- **Data extract**:
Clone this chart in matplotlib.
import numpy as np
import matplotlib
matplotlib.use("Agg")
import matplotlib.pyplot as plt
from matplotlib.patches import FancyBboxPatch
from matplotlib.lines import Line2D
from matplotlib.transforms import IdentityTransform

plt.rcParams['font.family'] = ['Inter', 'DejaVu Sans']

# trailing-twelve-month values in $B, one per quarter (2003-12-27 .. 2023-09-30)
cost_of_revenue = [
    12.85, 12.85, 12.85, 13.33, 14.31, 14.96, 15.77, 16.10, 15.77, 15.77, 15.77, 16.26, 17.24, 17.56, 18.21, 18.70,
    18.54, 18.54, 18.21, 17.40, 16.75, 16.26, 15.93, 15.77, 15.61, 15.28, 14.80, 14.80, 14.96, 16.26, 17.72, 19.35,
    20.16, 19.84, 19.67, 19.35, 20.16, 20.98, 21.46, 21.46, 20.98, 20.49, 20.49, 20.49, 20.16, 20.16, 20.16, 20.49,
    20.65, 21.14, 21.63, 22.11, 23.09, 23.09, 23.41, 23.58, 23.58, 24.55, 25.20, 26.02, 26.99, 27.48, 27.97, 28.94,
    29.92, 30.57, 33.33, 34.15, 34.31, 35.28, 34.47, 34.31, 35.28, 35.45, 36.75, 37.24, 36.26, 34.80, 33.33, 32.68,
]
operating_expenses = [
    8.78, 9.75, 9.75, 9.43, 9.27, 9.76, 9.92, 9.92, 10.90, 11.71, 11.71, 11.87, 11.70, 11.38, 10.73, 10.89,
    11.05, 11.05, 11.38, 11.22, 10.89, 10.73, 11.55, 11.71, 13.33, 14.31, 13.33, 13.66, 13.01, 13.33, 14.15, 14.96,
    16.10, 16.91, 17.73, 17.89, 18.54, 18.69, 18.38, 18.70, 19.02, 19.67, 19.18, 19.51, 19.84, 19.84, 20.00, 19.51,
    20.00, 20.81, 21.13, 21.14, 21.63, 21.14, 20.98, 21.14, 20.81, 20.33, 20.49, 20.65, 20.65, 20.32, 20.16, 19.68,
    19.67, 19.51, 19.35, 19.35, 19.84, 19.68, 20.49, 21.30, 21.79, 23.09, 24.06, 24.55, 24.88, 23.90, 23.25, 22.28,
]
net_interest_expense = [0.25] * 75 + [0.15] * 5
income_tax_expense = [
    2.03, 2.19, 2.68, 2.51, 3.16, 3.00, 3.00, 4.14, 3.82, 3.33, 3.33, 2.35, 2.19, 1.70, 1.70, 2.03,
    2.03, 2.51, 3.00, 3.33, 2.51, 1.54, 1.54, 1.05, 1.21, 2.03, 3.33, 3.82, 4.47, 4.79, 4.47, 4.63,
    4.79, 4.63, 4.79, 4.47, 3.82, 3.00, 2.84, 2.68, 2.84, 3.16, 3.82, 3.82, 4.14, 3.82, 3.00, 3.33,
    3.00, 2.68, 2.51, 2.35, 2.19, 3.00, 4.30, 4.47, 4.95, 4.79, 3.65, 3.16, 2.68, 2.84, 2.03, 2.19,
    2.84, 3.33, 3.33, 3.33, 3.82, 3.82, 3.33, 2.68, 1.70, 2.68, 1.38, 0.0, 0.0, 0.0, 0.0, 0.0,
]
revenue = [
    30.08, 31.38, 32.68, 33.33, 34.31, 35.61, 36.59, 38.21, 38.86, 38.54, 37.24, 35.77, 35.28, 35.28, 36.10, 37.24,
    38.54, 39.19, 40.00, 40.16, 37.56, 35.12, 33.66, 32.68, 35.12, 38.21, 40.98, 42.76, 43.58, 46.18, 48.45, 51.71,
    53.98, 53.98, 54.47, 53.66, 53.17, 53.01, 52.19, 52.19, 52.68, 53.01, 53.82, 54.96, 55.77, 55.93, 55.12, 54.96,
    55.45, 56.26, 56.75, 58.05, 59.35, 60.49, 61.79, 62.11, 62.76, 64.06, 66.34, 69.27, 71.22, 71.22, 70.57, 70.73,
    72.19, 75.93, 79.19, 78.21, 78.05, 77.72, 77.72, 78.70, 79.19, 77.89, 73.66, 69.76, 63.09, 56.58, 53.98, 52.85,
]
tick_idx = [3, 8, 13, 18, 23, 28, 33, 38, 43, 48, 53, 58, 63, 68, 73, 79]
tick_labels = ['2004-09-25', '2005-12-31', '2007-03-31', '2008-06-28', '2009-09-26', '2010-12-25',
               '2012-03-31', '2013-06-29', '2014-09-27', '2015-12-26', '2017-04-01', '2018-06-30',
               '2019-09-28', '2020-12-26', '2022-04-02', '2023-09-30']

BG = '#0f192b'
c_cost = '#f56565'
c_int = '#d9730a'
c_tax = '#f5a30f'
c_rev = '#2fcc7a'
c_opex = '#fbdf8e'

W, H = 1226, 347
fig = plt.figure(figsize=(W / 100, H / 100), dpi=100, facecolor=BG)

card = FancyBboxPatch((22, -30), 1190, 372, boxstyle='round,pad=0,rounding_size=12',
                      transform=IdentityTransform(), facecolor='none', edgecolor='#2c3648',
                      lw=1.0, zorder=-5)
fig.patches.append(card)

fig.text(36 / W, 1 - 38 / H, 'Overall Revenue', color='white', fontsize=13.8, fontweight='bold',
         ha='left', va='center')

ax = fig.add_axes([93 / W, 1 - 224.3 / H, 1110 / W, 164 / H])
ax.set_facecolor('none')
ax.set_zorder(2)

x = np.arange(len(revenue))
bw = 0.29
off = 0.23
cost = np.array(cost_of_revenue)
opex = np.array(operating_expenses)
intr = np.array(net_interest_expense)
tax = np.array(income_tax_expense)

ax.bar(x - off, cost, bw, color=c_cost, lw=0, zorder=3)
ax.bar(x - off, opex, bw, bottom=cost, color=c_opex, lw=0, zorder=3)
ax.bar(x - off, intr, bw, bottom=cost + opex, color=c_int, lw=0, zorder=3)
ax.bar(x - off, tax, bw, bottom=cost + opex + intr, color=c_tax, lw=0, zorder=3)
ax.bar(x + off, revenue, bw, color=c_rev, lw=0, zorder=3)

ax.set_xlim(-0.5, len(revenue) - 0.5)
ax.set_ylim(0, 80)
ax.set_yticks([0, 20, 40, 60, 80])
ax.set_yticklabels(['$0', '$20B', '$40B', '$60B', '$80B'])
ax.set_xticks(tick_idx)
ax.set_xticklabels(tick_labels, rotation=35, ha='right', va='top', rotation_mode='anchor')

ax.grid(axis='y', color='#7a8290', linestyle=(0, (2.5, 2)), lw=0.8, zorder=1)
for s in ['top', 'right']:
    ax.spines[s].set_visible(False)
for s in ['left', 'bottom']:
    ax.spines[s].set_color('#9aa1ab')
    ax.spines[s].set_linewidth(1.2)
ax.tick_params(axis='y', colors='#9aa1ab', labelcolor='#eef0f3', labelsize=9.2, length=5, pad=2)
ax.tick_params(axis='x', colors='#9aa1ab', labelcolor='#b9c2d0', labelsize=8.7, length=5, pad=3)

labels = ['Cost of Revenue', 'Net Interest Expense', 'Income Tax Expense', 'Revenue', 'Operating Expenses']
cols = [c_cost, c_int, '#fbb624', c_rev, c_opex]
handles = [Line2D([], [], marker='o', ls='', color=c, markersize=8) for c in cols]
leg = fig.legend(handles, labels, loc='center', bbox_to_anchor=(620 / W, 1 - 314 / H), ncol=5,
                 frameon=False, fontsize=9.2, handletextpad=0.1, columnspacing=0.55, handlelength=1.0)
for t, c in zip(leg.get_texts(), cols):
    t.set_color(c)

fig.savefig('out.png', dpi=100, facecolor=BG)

- **Stated problem**: Only the lines from the beginning of the material to the line containing "plt.rcParams['font.family'] = ['Inter', 'DejaVu" should be echoed, verbatim and in full.

- **Solution for this problem**:
Clone this chart in matplotlib.
import numpy as np
import matplotlib
matplotlib.use("Agg")
import matplotlib.pyplot as plt
from matplotlib.patches import FancyBboxPatch
from matplotlib.lines import Line2D
from matplotlib.transforms import IdentityTransform

plt.rcParams['font.family'] = ['Inter', 'DejaVu Sans']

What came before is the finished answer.